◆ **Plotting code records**
Start

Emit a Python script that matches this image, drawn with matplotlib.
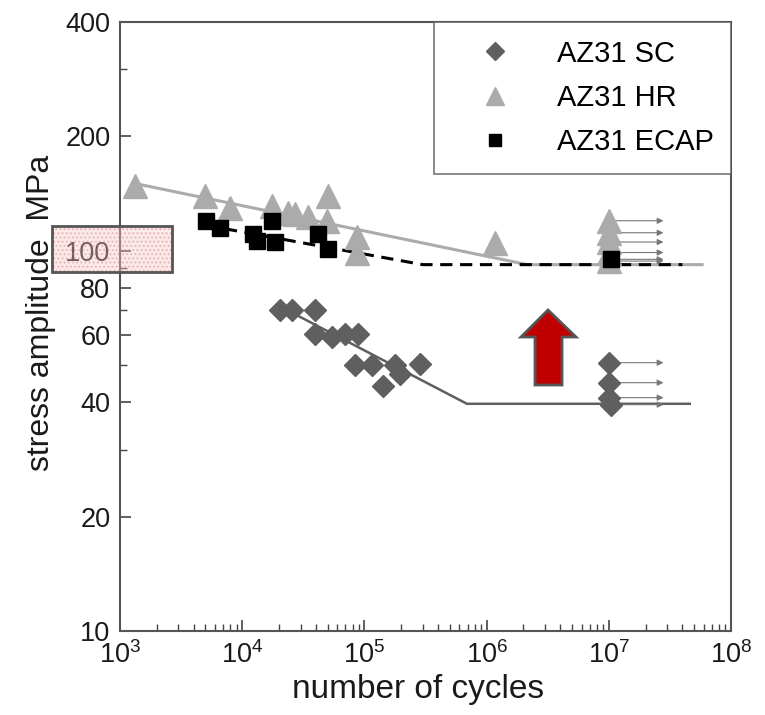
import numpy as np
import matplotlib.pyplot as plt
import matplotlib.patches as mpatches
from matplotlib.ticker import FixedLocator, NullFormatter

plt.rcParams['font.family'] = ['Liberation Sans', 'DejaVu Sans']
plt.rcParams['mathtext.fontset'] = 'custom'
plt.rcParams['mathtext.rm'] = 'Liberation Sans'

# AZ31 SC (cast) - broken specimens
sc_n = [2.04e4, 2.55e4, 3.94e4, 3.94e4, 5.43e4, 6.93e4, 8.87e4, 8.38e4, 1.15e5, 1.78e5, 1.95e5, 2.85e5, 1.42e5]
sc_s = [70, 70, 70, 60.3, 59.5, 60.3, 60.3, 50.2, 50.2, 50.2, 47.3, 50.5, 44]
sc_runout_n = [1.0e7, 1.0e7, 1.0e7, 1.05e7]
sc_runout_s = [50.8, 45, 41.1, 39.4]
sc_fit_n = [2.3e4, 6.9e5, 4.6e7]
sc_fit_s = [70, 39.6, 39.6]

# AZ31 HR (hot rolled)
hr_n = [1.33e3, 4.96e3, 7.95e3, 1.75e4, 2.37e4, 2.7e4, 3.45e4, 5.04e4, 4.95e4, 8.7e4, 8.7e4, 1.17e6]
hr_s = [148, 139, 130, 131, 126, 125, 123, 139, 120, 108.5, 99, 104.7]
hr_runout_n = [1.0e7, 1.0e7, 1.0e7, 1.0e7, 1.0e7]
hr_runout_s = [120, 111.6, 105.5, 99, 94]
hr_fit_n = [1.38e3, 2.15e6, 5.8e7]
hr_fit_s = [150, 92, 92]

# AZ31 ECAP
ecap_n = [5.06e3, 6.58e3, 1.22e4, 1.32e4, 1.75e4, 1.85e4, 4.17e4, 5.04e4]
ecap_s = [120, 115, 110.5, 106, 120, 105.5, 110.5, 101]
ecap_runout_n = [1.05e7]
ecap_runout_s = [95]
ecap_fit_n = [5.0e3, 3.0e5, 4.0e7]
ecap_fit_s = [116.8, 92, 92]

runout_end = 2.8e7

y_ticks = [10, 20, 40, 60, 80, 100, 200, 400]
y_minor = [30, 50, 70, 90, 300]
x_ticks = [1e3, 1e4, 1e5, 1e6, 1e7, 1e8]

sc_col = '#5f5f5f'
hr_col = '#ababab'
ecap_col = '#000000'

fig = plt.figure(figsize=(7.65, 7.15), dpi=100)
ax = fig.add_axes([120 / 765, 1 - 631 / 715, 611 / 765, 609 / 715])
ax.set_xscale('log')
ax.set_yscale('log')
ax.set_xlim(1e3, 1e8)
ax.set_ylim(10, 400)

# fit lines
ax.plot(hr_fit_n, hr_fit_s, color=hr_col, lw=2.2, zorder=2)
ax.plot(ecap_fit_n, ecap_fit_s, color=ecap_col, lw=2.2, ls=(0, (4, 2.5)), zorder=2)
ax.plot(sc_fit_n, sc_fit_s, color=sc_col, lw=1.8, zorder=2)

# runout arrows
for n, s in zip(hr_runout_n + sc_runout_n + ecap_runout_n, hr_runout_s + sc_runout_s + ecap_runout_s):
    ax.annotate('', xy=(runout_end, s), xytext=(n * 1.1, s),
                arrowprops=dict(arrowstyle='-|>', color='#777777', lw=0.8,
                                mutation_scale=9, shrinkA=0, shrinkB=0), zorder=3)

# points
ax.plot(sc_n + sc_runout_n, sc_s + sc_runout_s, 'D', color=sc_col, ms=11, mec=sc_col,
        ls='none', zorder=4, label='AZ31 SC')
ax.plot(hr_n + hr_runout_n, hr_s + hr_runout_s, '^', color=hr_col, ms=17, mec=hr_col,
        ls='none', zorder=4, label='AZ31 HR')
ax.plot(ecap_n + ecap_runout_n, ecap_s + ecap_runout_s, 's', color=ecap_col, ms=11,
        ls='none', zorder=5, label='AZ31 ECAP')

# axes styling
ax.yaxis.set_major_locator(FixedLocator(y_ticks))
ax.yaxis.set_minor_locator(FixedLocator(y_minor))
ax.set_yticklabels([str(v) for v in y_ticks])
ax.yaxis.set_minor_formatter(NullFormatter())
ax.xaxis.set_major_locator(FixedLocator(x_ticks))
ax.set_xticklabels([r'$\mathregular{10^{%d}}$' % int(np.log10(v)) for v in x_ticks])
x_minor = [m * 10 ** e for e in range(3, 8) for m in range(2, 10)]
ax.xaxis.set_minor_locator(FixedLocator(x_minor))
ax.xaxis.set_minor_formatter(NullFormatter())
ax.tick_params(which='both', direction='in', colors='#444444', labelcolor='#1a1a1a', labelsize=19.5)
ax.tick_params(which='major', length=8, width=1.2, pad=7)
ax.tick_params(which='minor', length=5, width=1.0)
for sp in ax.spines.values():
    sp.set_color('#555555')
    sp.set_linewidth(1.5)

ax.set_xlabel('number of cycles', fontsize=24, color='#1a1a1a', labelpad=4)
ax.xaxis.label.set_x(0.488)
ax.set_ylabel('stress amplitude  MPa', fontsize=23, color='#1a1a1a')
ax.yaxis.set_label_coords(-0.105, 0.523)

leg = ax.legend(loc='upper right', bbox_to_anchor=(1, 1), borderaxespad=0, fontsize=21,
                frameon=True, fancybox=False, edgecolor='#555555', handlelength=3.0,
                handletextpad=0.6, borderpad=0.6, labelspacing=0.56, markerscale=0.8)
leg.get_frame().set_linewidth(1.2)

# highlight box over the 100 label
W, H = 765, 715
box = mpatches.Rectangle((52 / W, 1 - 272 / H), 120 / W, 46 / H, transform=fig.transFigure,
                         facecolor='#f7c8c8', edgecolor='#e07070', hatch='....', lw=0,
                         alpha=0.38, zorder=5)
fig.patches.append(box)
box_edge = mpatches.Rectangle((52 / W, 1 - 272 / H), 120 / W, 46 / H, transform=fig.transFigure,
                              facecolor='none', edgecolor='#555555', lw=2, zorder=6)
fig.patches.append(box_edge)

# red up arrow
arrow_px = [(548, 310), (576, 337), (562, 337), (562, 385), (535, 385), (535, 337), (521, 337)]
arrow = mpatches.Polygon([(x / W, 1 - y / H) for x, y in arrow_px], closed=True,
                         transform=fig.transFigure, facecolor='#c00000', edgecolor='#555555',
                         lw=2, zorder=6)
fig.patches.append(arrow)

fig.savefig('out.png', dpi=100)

End
Start

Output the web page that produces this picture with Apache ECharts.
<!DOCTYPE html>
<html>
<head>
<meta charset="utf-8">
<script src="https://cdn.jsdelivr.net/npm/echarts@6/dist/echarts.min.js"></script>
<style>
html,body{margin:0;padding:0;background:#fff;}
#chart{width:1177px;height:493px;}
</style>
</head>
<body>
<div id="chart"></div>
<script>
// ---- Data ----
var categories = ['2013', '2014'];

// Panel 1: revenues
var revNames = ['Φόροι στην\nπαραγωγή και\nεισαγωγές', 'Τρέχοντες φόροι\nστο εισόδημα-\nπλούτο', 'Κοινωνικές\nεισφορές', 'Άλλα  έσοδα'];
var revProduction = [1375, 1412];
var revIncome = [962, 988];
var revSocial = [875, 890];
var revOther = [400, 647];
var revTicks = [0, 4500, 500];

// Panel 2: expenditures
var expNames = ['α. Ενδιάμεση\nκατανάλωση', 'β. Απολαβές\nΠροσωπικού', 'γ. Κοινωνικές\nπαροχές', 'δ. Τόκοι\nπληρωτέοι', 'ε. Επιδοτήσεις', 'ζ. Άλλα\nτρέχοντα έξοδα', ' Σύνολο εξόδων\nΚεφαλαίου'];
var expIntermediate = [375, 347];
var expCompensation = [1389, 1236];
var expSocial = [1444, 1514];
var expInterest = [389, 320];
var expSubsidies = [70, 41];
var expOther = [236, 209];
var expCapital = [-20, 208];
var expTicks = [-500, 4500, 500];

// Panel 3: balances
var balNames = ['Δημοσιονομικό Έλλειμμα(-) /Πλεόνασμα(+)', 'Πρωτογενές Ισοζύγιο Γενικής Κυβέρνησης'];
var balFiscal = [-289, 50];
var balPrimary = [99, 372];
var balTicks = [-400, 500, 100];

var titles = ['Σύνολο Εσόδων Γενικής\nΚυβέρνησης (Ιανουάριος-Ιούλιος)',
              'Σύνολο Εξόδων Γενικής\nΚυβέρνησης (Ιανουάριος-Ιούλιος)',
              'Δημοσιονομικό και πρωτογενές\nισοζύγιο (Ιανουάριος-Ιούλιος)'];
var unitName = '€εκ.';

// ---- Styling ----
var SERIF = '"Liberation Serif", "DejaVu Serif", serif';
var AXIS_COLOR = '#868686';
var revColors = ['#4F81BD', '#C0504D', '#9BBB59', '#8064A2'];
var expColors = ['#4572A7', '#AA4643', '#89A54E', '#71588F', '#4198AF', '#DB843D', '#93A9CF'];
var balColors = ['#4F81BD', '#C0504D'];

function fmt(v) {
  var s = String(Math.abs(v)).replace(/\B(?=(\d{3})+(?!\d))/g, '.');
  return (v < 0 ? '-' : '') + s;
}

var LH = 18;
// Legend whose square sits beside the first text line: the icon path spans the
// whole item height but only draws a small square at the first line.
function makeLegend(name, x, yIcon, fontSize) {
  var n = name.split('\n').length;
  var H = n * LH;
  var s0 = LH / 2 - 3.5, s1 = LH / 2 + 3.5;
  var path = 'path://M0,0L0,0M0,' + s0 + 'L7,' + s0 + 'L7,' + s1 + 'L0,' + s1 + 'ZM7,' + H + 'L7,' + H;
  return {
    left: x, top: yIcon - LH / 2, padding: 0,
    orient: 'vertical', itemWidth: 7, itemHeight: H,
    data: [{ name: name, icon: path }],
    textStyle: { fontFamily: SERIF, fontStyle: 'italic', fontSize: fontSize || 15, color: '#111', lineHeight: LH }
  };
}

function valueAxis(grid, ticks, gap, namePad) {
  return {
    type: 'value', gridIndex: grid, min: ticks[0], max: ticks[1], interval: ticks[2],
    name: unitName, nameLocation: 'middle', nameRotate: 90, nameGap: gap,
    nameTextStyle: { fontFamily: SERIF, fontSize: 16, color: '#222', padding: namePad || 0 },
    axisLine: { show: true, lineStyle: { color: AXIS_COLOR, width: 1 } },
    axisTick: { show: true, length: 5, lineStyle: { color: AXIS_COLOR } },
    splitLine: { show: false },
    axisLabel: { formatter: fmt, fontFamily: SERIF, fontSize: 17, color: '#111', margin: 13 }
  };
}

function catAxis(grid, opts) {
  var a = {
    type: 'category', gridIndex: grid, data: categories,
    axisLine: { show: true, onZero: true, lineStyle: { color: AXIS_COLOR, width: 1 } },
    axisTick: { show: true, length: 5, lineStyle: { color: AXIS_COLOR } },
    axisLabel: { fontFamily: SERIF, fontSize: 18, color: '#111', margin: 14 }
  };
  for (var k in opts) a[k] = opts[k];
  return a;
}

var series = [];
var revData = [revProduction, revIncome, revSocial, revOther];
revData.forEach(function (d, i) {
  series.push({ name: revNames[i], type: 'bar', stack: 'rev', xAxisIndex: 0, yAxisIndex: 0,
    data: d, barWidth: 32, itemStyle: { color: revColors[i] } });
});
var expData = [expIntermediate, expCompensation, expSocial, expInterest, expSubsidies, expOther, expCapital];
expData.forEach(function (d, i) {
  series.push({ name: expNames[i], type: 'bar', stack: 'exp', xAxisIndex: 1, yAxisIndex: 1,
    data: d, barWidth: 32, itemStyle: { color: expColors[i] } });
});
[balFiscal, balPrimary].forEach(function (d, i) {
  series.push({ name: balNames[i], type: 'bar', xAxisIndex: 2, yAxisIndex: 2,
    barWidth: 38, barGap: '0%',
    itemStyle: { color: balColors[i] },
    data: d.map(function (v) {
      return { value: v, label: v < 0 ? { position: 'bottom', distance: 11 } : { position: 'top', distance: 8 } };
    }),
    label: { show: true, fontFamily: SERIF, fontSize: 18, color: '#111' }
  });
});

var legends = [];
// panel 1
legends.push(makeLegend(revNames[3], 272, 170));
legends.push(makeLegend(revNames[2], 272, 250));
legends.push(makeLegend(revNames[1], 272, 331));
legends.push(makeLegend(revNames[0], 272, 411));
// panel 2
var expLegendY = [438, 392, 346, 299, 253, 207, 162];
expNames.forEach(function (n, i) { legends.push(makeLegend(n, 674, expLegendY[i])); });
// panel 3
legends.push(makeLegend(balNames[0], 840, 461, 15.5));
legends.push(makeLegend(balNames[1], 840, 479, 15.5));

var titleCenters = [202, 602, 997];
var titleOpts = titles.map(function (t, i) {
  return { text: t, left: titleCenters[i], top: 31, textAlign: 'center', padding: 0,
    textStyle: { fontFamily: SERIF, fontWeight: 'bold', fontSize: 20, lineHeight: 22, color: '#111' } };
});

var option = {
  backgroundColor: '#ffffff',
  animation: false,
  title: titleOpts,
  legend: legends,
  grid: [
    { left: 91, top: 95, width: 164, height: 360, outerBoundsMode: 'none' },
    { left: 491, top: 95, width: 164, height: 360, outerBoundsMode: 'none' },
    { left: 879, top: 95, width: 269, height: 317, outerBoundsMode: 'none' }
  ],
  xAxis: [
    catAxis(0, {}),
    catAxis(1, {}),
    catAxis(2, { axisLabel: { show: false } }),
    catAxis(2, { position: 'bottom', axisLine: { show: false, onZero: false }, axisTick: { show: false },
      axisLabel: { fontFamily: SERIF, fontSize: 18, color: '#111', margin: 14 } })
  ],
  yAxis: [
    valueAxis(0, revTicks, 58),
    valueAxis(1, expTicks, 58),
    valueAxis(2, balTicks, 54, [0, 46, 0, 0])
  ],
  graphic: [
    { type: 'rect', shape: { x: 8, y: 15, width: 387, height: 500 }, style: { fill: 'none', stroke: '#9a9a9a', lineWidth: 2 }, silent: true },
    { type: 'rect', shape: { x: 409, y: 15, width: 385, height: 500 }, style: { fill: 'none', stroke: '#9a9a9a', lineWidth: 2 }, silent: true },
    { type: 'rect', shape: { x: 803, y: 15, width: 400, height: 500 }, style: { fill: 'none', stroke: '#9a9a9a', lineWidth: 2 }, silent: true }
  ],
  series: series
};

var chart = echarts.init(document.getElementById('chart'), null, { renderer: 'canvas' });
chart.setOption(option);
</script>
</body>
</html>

End
Start

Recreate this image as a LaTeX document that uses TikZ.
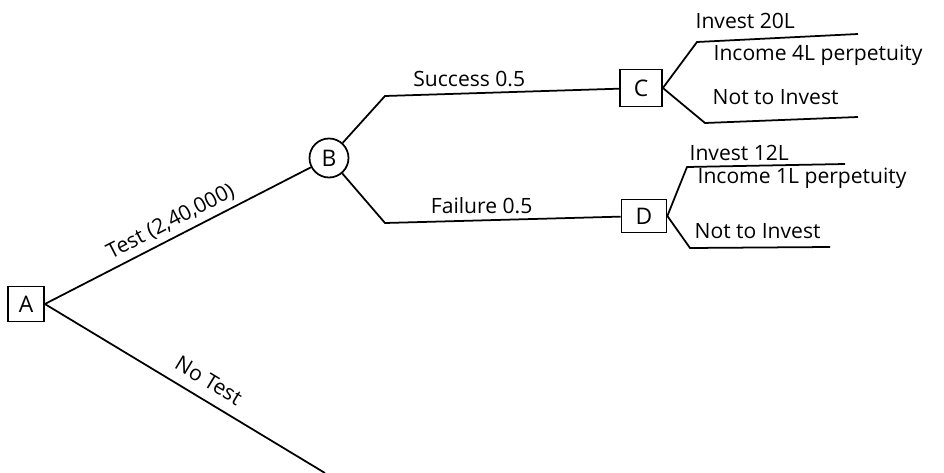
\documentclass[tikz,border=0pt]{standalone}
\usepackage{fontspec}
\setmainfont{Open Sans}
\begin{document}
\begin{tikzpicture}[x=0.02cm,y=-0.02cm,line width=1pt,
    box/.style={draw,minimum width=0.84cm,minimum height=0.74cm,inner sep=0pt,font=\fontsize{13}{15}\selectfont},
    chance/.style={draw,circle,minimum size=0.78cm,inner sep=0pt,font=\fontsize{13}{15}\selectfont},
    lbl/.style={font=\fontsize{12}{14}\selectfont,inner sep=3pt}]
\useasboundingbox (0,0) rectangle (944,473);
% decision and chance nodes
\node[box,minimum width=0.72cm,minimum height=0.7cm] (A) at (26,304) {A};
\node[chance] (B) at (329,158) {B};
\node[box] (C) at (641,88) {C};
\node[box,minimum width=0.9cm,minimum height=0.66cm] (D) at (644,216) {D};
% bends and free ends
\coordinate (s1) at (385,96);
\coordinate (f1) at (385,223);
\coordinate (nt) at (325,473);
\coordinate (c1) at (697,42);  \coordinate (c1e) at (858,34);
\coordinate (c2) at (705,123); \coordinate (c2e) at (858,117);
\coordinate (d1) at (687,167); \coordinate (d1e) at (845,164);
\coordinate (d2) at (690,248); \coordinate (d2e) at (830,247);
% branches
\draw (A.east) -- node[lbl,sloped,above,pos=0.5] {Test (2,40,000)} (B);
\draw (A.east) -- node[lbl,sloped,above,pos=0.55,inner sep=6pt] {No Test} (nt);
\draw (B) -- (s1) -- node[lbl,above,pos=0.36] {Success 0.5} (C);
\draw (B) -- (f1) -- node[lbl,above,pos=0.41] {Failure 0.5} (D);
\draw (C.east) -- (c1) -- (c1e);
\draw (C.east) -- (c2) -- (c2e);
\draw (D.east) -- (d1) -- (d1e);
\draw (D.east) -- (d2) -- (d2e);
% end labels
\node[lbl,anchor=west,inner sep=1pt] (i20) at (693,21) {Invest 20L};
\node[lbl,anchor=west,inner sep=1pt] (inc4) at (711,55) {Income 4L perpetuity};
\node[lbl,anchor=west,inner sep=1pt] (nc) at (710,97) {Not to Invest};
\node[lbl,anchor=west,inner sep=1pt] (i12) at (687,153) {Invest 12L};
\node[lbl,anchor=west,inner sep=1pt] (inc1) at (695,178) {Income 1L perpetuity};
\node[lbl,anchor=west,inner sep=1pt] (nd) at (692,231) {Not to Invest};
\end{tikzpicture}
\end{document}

End

◆ **What to produce**
Give back, word for word, each line from the one containing "Output the web" down to the one containing "var revTicks = [0, 4500, 500];", including those two lines.

◆ **Solution**
Output the web page that produces this picture with Apache ECharts.
<!DOCTYPE html>
<html>
<head>
<meta charset="utf-8">
<script src="https://cdn.jsdelivr.net/npm/echarts@6/dist/echarts.min.js"></script>
<style>
html,body{margin:0;padding:0;background:#fff;}
#chart{width:1177px;height:493px;}
</style>
</head>
<body>
<div id="chart"></div>
<script>
// ---- Data ----
var categories = ['2013', '2014'];

// Panel 1: revenues
var revNames = ['Φόροι στην\nπαραγωγή και\nεισαγωγές', 'Τρέχοντες φόροι\nστο εισόδημα-\nπλούτο', 'Κοινωνικές\nεισφορές', 'Άλλα  έσοδα'];
var revProduction = [1375, 1412];
var revIncome = [962, 988];
var revSocial = [875, 890];
var revOther = [400, 647];
var revTicks = [0, 4500, 500];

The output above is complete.